Other stakeholders, including Wyoming Association of Realtors Government Affairs Director Laurie Urbigkit, expressed their concern when it came to discerning who would not be allowed to purchase property.
She testified on HB 88 and preceding her comments, clarified the association didn’t take a position on either bill.
Urbigkit said it is governed by the Federal Fair Housing Act and is not able to discriminate based on national origin. She said there may be wiggle room if it is only agricultural land and there is no house, but its code of ethics also prohibits discrimination.
“We had a lengthy discussion about this at our recent state meeting.
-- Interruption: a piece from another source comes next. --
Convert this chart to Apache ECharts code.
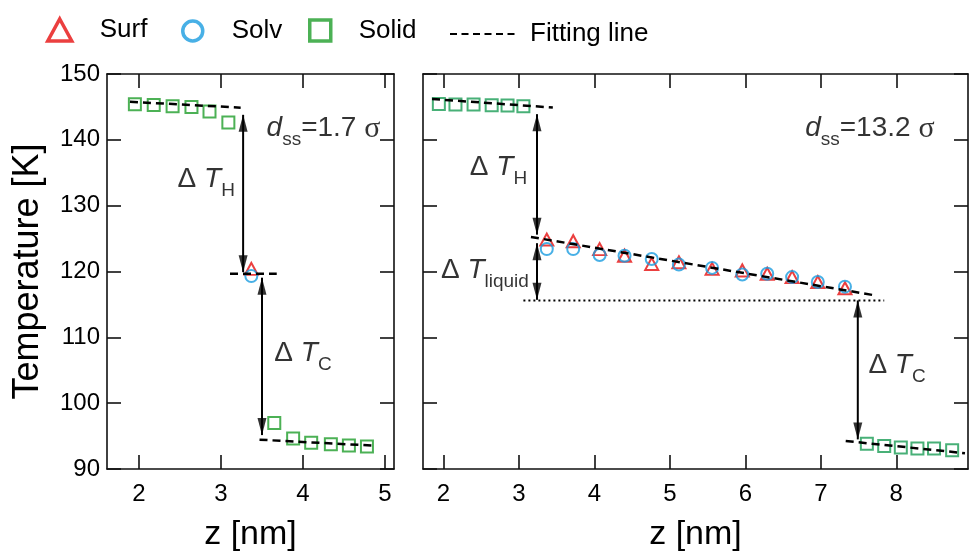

And everybody appreciates and understands and supports that we don’t want foreign governments owning our ag land. We get that,” she said. “But we don’t want to be the police that figures out who’s foreign and who’s not.”
She told lawmakers realtors will most likely continue to sell real estate in Wyoming the same way they always have.
Representatives from the mineral industry whose companies are owned by other foreign entities were also worried their investments may be at risk, whether that be their grazing leases or expanding mining projects in the region.
The testimonies influenced different amendments to HB 88 before it passed, such as only impacting property ownership and not other forms of land acquisition, as well as the removal of “foreign persons.”
However, the greatest change to both bills was an appropriation of $5 million to each for the Secretary of State’s Office and county clerks.
Crago was greatly concerned with the clerks’ ability to research and investigate each purchase filing and said he knew it may take extra manpower, hours and technology. He also recognized a criminal penalty for clerks who don’t uphold their responsibilities.
County Clerks Association of Wyoming lobbyist Mary Lankford emphasized the difficulty with enforcement altogether.
She said county clerks have no authority to investigate foreign ownership, and it would need to be built into any legislation that moves forward.
“This bill says that it’s going to restrict foreign ownership of property, (but) by the time that document gets to the County Clerk’s Office, the property has been transferred. The cow’s out of the barn. The deal’s done,” she said. “It would seem to me that it would make sense to put that investigation ahead of that, at a place before the purchase, or at the purchase, to determine if that really is a foreign entity that’s purchasing the property, as opposed to when the done deal is being recorded and reported to the public.”
The closing mechanism for transferring real estate is also different in Wyoming than many other states.
A lawyer doesn’t have to be involved, and any piece of property can be handed over with the deed. Crago said the state didn’t have the statutory framework to flag foreign ownership in advance.
Allemand recommended removing the clerks’ responsibility from the bill in a fight against the $5 million appropriation, but many said it would have no teeth without it.
Both bills moved on, with enforcement in question and an interim topic on the table.
“I do think an interim study would be warranted. And if we took this to the floor, it would kill a good many bills,” said House Agriculture Committee Chairman John Eklund, R-Cheyenne, before his no vote. “I don’t know whether our leadership wants to do that, because this took more time than I anticipated.”